Details of the outbreak were never publicly disclosed.
While MDHHS provided 7 Action News with data about COVID in its five state-run hospitals, it declined to do so about the more than 70 private psychiatric hospital or units across the state.
"We don’t release case data for individual private hospitals," said spokesman Bob Wheaton.
Mental health advocates say psychiatric patients and family members deserve the same information afforded to those in nursing homes, schools and prisons.
“It’s the type of thing that the broad mental health community needs to hear about and know about,” said longtime mental health advocate Mark Reinstein, who has helped enact changes to how Michigan treats and cares for the mentally ill.
“Too often, we tell people with mental illness that you’re not important,” he said, “and this could be taken as another one of those messages."
Late Wednesday, Wheaton tried to clarify why the state wouldn't release hospital data for more than 70 private psychiatric hospitals and units.
"The data reported by the hospitals is used to identify trends. The hospitals are making decisions – such as admitting and discharging patients – all day, and the information we get is once a day," he said. "Providing that data would paint an inaccurate picture of the situation at the hospital."
Wheaton did not immediately answer why the department regularly releases COVID data for nursing homes, which also discharge and admit new patients on a daily basis.
Dr. George Mellos, the deputy director of state hospital administration, said that the virus “runs rampant” once it makes its way inside a congregate care facility.
“It’s really tough to contain,” he said, but believes that the outbreak at Kalamazoo Psychiatric Hospital is now under control.
About 700 patients are served in the state’s five psychiatric hospitals, but a far greater number are treated in private facilities throughout the state. How the virus may be spreading in private hospitals is harder to determine.
Until last month, Susan Mitchell was a nurse at Detroit’s Stonecrest Center, one of the largest psychiatric hospitals in the state. Protecting patients from the virus, she said, was often a losing battle.
“(Patients) depend on us—the workers—to keep them safe, and we didn’t do that.
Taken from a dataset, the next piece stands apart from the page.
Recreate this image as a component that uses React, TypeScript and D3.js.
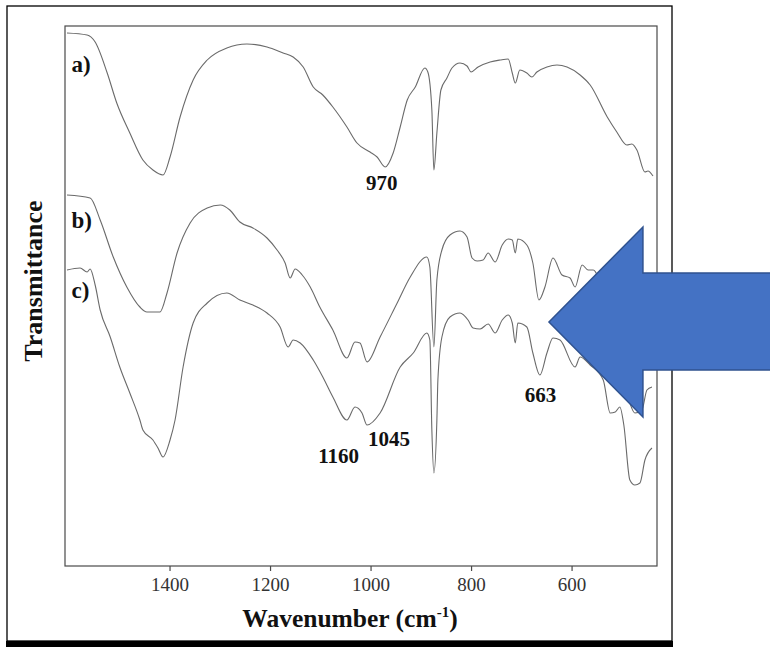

We didn’t social distance them,” she said. “They were not masked, unless they insisted they wanted a mask.”
In a statement, Stonecrest Center CEO Steve Savage acknowledged that both patients and staff have tested positive for COVID-19, but stressed that the hospital is following strict protocol to stop the spread of the virus and that masks are provided to all patients.
“The patients who have developed symptoms or have tested positive are moved to a designated unit where the patient is cared for by a dedicated staff equipped with appropriate PPE.” he said in part in an e-mailed statement. “We also have additional medical clinicians to support our patients who develop symptoms.”
The exception, not the rule
Since early in the pandemic, the Michigan Department of Corrections has regularly reported outbreaks through its prison system, updating stats daily.
Beginning in April, and in response to public pressure, the state began to also report outbreaks in nursing homes and assisted living communities among staff and patients.
When schools returned to in-person learning this fall, the state began providing weekly updates of COVID cases.
Mark Reinstein urged the state to begin reporting the COVID data in psychiatric hospitals regularly, asking: “How long would it take to put it on a website?”
The department declined when asked to take part in an interview, but issued a statement defending its actions.
“It’s not possible for the department to post all of the data that MDHHS receives to the website – as staff are focused first on combatting the spread of COVID-19,” said MDHHS spokesman Bob Wheaton. “For that reason, we post the information that we believe is most relevant and that is most requested by the public.”
Mental health advocates like Reinstein disagree, saying any data about COVID in psychiatric hospitals is critically relevant to prospective patients and their loved ones.
“These are people too,” Reinstein said. “These are people that we want to protect to the maximum degree possible.”